▸ **PROBLEM**: Drop every picture. Then return, exactly, the lines from the beginning of the listing below through the one containing "matplotlib.rcParams['mathtext.default'] = 'regular'".
□ □ □
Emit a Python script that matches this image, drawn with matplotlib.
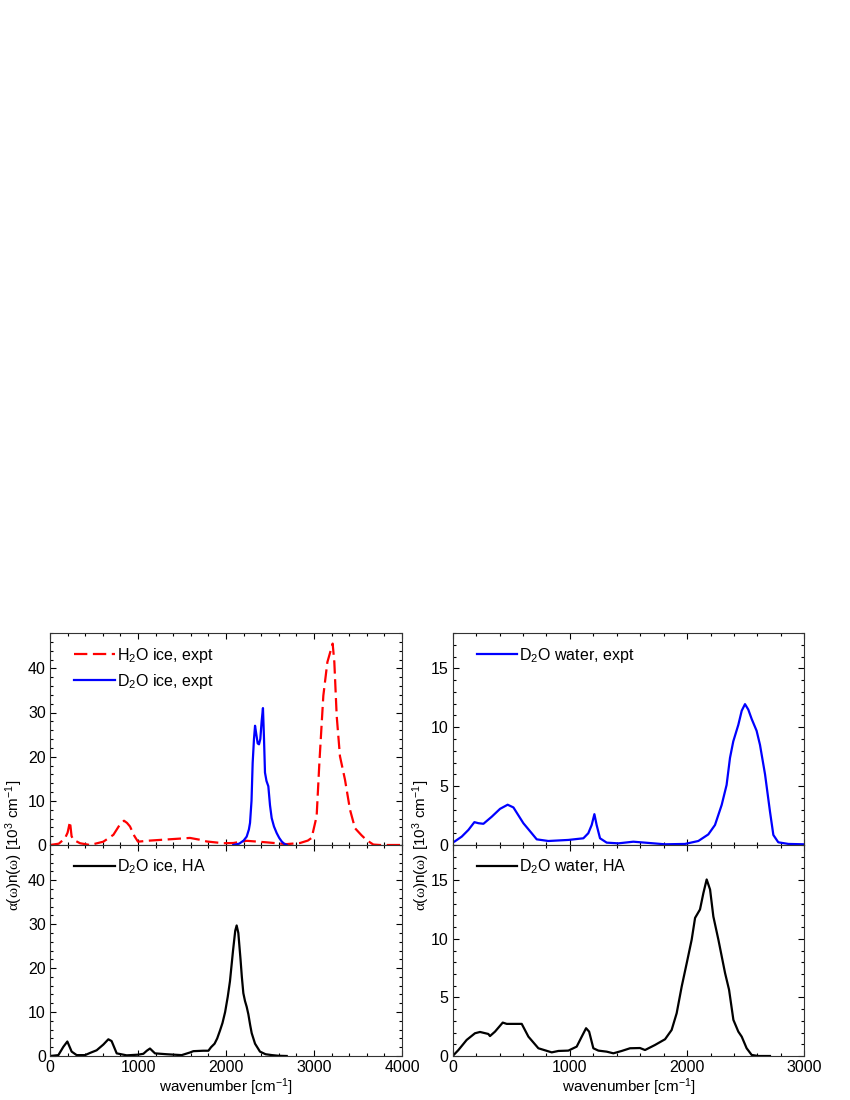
import numpy as np
import matplotlib
matplotlib.use('Agg')
import matplotlib.pyplot as plt
from matplotlib.ticker import MultipleLocator

matplotlib.rcParams['font.family'] = ['Liberation Sans', 'DejaVu Sans']
matplotlib.rcParams['font.size'] = 11
matplotlib.rcParams['mathtext.fontset'] = 'custom'
matplotlib.rcParams['mathtext.rm'] = 'Liberation Sans'
matplotlib.rcParams['mathtext.it'] = 'Liberation Sans:italic'
matplotlib.rcParams['mathtext.sf'] = 'Liberation Serif'
matplotlib.rcParams['mathtext.default'] = 'regular'

# ice, experiment (left top)
h2o_ice_wn = [0, 100, 170, 200, 227, 245, 265, 341, 455, 606, 720, 790, 841, 875, 909, 960,
              1000, 1136, 1364, 1591, 1700, 1780, 1970, 2083, 2235, 2462, 2689, 2841, 2930,
              2973, 3030, 3061, 3106, 3152, 3212, 3231, 3258, 3295, 3352, 3409, 3466, 3540,
              3598, 3674, 3750, 4000]
h2o_ice_val = [0, 0.3, 1.5, 2.8, 5.3, 2.0, 1.2, 0.4, 0, 0.75, 2.3, 4.5, 5.5, 5.0, 4.2, 2.0,
               0.75, 1.0, 1.3, 1.6, 1.2, 0.8, 0.4, 0.45, 0.95, 0.6, 0.2, 0.45, 1.0,
               1.6, 6.5, 18.6, 33.8, 41.4, 45.6, 41.4, 29.2, 20.1, 14.8, 8.0, 3.8, 2.2,
               1.1, 0.1, 0, 0]

d2o_ice_wn = [2083, 2150, 2200, 2235, 2260, 2273, 2290, 2303, 2318, 2330, 2345, 2360, 2375,
              2390, 2405, 2420, 2432, 2443, 2460, 2481, 2500, 2519, 2545, 2576, 2605, 2633,
              2660, 2690]
d2o_ice_val = [0, 0.3, 1.0, 1.9, 3.5, 5.0, 10, 18.6, 24, 27, 25, 23, 22.8,
               24, 28, 31, 24, 16.4, 14.5, 13.3, 9, 6.1, 4.2, 2.7, 1.6, 0.8,
               0.3, 0]

# ice, harmonic approximation (left bottom)
ice_ha_wn = [0, 95, 152, 197, 246, 303, 398, 455, 530, 606, 663, 700, 758, 871, 1000, 1061,
             1100, 1136, 1193, 1326, 1496, 1591, 1629, 1742, 1800, 1830, 1870, 1900, 1932,
             1960, 1990, 2020, 2045, 2080, 2105, 2121, 2140, 2165, 2180, 2197, 2216, 2235,
             2254, 2275, 2292, 2330, 2386, 2450, 2523, 2600, 2690]
ice_ha_val = [0, 0.2, 2.1, 3.3, 1.0, 0.2, 0.2, 0.7, 1.3, 2.6, 3.8, 3.4, 0.6, 0.15, 0.3, 0.5,
              1.2, 1.7, 0.6, 0.4, 0.2, 0.8, 1.1, 1.2, 1.2, 2.0, 2.8, 4.0, 5.8,
              7.5, 10, 13.5, 17, 24, 28.5, 29.7, 28, 22, 18, 14.3, 12.5, 11.2,
              9.5, 7, 5.2, 2.8, 1.0, 0.4, 0.2, 0.05, 0]

# water, experiment (right top)
water_exp_wn = [0, 14, 77, 134, 185, 220, 262, 333, 404, 469, 518, 603, 674, 717, 816, 987,
                1115, 1157, 1186, 1209, 1228, 1257, 1314, 1413, 1541, 1641, 1811, 1982,
                2096, 2181, 2238, 2295, 2337, 2366, 2394, 2437, 2466, 2494, 2522, 2551,
                2593, 2622, 2665, 2707, 2736, 2778, 2864, 3000]
water_exp_val = [0.25, 0.28, 0.71, 1.28, 1.94, 1.85, 1.8, 2.4, 3.07, 3.42, 3.19, 1.85, 1.0,
                 0.48, 0.34, 0.43, 0.57, 1.0, 1.7, 2.62, 1.7, 0.57, 0.2, 0.14, 0.28, 0.2,
                 0.06, 0.09, 0.34, 0.9, 1.7, 3.4, 5.1, 7.4, 8.8, 10.2, 11.4, 11.96, 11.5,
                 10.7, 9.7, 8.5, 6.0, 2.85, 0.85, 0.23, 0.09, 0.06]

# water, harmonic approximation (right bottom)
water_ha_wn = [0, 48, 119, 190, 233, 304, 318, 361, 427, 461, 503, 589, 646, 731, 845, 902,
               987, 1058, 1101, 1138, 1164, 1200, 1243, 1314, 1371, 1442, 1513, 1598, 1641,
               1726, 1812, 1868, 1911, 1954, 1997, 2039, 2068, 2110, 2139, 2167, 2196, 2224,
               2267, 2324, 2358, 2395, 2437, 2466, 2508, 2551, 2608, 2707]
water_ha_val = [0, 0.5, 1.37, 1.94, 2.05, 1.88, 1.7, 2.08, 2.85, 2.74, 2.74, 2.74, 1.65, 0.66,
                0.31, 0.43, 0.46, 0.8, 1.65, 2.37, 2.08, 0.66, 0.46, 0.37, 0.23, 0.43, 0.66,
                0.68, 0.51, 0.94, 1.43, 2.22, 3.65, 5.93, 7.93, 9.92, 11.78, 12.5, 13.9,
                15.06, 14.2, 11.9, 9.92, 7.07, 5.65, 3.08, 2.08, 1.65, 0.66, 0.09, 0, 0]

fig = plt.figure(figsize=(8.5, 11), dpi=100)
W, H = 850., 1100.
ax_it = fig.add_axes([50/W, 1-845/H, 352/W, 212/H])
ax_ib = fig.add_axes([50/W, 1-1056/H, 352/W, 211/H])
ax_wt = fig.add_axes([452.7/W, 1-845/H, 351.6/W, 212/H])
ax_wb = fig.add_axes([452.7/W, 1-1056/H, 351.6/W, 211/H])

ax_it.plot(h2o_ice_wn, h2o_ice_val, color='#ff0000', lw=1.6, dashes=(6, 2.5),
           label=r'H$_2$O ice, expt')
ax_it.plot(d2o_ice_wn, d2o_ice_val, color='#0000ff', lw=1.6, label=r'D$_2$O ice, expt')
ax_ib.plot(ice_ha_wn, ice_ha_val, color='k', lw=1.6, label=r'D$_2$O ice, HA')
ax_wt.plot(water_exp_wn, water_exp_val, color='#0000ff', lw=1.6, label=r'D$_2$O water, expt')
ax_wb.plot(water_ha_wn, water_ha_val, color='k', lw=1.6, label=r'D$_2$O water, HA')

for ax in [ax_it, ax_ib]:
    ax.set_xlim(0, 4000)
    ax.set_ylim(0, 48)
    ax.xaxis.set_major_locator(MultipleLocator(1000))
    ax.xaxis.set_minor_locator(MultipleLocator(200))
    ax.yaxis.set_major_locator(MultipleLocator(10))
    ax.yaxis.set_minor_locator(MultipleLocator(2))
for ax in [ax_wt, ax_wb]:
    ax.set_xlim(0, 3000)
    ax.set_ylim(0, 18)
    ax.xaxis.set_major_locator(MultipleLocator(1000))
    ax.xaxis.set_minor_locator(MultipleLocator(200))
    ax.yaxis.set_major_locator(MultipleLocator(5))
    ax.yaxis.set_minor_locator(MultipleLocator(1))

for ax in [ax_it, ax_ib, ax_wt, ax_wb]:
    ax.tick_params(which='both', direction='in', top=True, right=True, width=0.8, pad=3,
                   labelsize=11.5)
    ax.tick_params(which='major', length=4)
    ax.tick_params(which='minor', length=2)
    for s in ax.spines.values():
        s.set_linewidth(0.8)
        s.set_color('#333333')
    ax.legend(loc='upper left', bbox_to_anchor=(0.068, 0.94), frameon=False, borderpad=0,
              borderaxespad=0, handlelength=2.55, handletextpad=0.12, labelspacing=0.45,
              fontsize=11.5)
for ax in [ax_it, ax_wt]:
    ax.tick_params(labelbottom=False)

ylab = r'$\mathsf{\alpha}(\mathsf{\omega})n(\mathsf{\omega})$ [10$^3$ cm$^{-1}$]'
fig.text(14/W, 1-845/H, ylab, rotation=90, ha='center', va='center')
fig.text(421/W, 1-845/H, ylab, rotation=90, ha='center', va='center')
xlab = r'wavenumber [cm$^{-1}$]'
fig.text(226/W, 1-1087/H, xlab, ha='center', va='center')
fig.text(628.5/W, 1-1087/H, xlab, ha='center', va='center')

fig.savefig('out.png', dpi=100)
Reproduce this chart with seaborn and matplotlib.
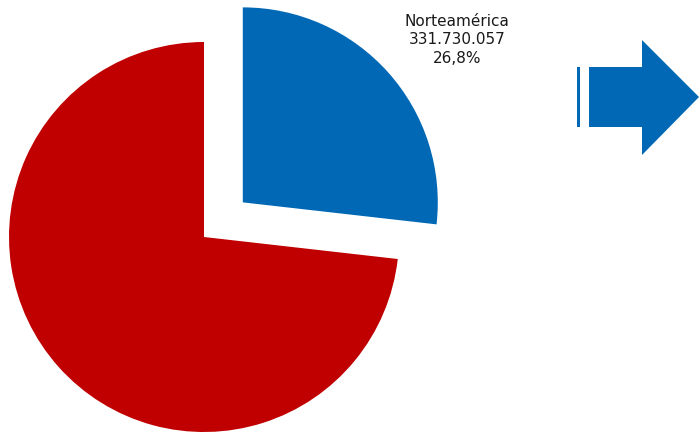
□ □ □
▸ **RESPONSE TO THIS TASK**:
Emit a Python script that matches this image, drawn with matplotlib.
import numpy as np
import matplotlib
matplotlib.use('Agg')
import matplotlib.pyplot as plt
from matplotlib.ticker import MultipleLocator

matplotlib.rcParams['font.family'] = ['Liberation Sans', 'DejaVu Sans']
matplotlib.rcParams['font.size'] = 11
matplotlib.rcParams['mathtext.fontset'] = 'custom'
matplotlib.rcParams['mathtext.rm'] = 'Liberation Sans'
matplotlib.rcParams['mathtext.it'] = 'Liberation Sans:italic'
matplotlib.rcParams['mathtext.sf'] = 'Liberation Serif'
matplotlib.rcParams['mathtext.default'] = 'regular'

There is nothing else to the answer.